The satisfaction of social and psychological consumers’ needs is increasingly driving the products development process, owing mainly to changes in consumption patterns of the population and the optimization of physiological needs (Aromolara, 2004). In high income countries, a complete set of factors has changed consumer buying patterns (Trudeau, Kristal, and Patterson 1998). Changes in demographic and socio cultural variables, consumer attitudes and the development of new lifestyles define the consumer preference for food. Added to these, in recent years consumer have lost confidence in relation to quality of food products, as a result of numerous scandals and crises which have affected the food industry (ILRI, 2002).

Consumer movements have also affected the food industry in many ways. Information programmes such as unit pricing, truth-in-packaging, nutritional labeling, open code dating and the like, illustrate the activist role consumers are assuming in the market place. Similarly, in the area of food safety, nutrition grades and standards, and wholesomeness. Consumers are also becoming involved in farm policies such as import – export policy, price and income supports, and rural development (Grunert, 2005).

In recent decades, measuring consumer preference for goods and services has been a significant challenge for both academic and practitioners in public and private context. People often want to know what other people think. Marketing departments want to know consumer preferences and the general public wants to know what others think about political, social, health and safety issues (Islam, Khan, & Rehman, 2009). With increase in consumer purchasing power, supported by multiple and flexible financial schemes in Nigeria, consumers find themselves surrounded with many options to choose. Changes in the competitive environment and increasing consumers’ expectations regarding product quality and safety are driving livestock products producers to place a greater emphasis on understanding customers’ attitude and behaviour in order to maintain and grow market share and profitability. However, quantitative evidence on the nature and extent of demand for specific quality and safety attributes are scarce. This is more so in the case of products in the informal markets (Jabba, 2010).  Analyzing customers’ preferences for livestock products in Nigeria may be a good pointer to realize these enterprise objectives and thus increase the demand for livestock products and also, provide a better avenue to develop a better understanding of consumer preferences for livestock products in Nigeria.

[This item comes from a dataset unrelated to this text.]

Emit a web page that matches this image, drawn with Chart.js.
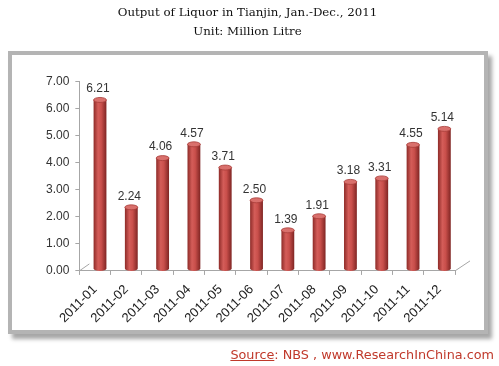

1.3       Objectives of the Study

The broad objective of the study was to analyze consumer preferences and demand for livestock products in Kano Metropolis. The specific objectives were to:

  1. identify market segment based on consumers preferences, behaviour, attitudes, and lifestyle in the study area;
  2. analyze the nature of preferences for livestock products in relation to quality criteria among household consumer;
  3. determine the effects of livestock products attributes on consumer preferences and price;
  4. assess the nature of demand for different livestock products within the household budget; and
  5. describe the general problems militating against livestock products Preferences.


1.4       Hypotheses of the Study

The following null hypotheses guided the study:

Ho1      Lifestyle, belief and attitudes have no influence on consumer preference for livestock products

Ho2      Socio-economic factors (gender, age, educational status and family size) have no influence on livestock products consumption; and

Ho3      There is no relationship between the quality and safety attributes of livestock products and consumer preference and price.


1.5       Justification of the Study

The study of consumer preference is not only justified, but was of immense significance in providing information that will permit the implementation of an efficient and effective strategic marketing plan for traditional food products. The study would provide useful and dependable information to marketing managers and practitioners to plan and modify demand by altering product characteristics, advertising appeals, and other aspects of marketing strategy.

Result of this study will also provide a meaningful guide to government and other marketing agencies that are responsible for developing agribusiness entrepreneurship capacity through livestock farming and marketing for sustainable income generation and enterprise development. Findings will also be important in refining official standards on quality and safety for regulatory purposes based on local empirical information rather those hypothetical western norms which are sometimes used but cannot be enforced and have no relevance for the country. Finally to researchers and students alike, this study will serve as reference material and a basis for further studies especially in the area of consumer behaviour.


1.6       Limitations of the Study

The researcher experienced a negative attitude from respondents with regards to the completion of the questionnaires, especially where personal and confidential information had to be given. A lack of interest was also a problem in certain parts of the questionnaire that took long to complete. Respondent struggled at first to complete the questions, and needed a lot of help and explanation because they did not have a lot of experience in completing questionnaires. Language problems were also experienced, as most of the respondent did not always have the necessary understanding of the English language and were afraid of making mistakes.

Again, access to information generally is problematic in public and private establishments in the country. They regard information relating to their personal life and establishments as sacrosanct. Records if kept were either incomplete or not kept in a systematic way, often publications do not come on regular basis sometimes in two or more years arrears and this affect the currency of research findings. There was observed apathy and general indifference of the public to questionnaire and interview in terms of objectivity and sincerity which most often jeopardize the result of research, but these limitations were overcome by the use of trained enumerators in collecting data on household characteristics, preference ranking for various dairy and meat products according to alternative use of the product as well as attributes of the products in the study area.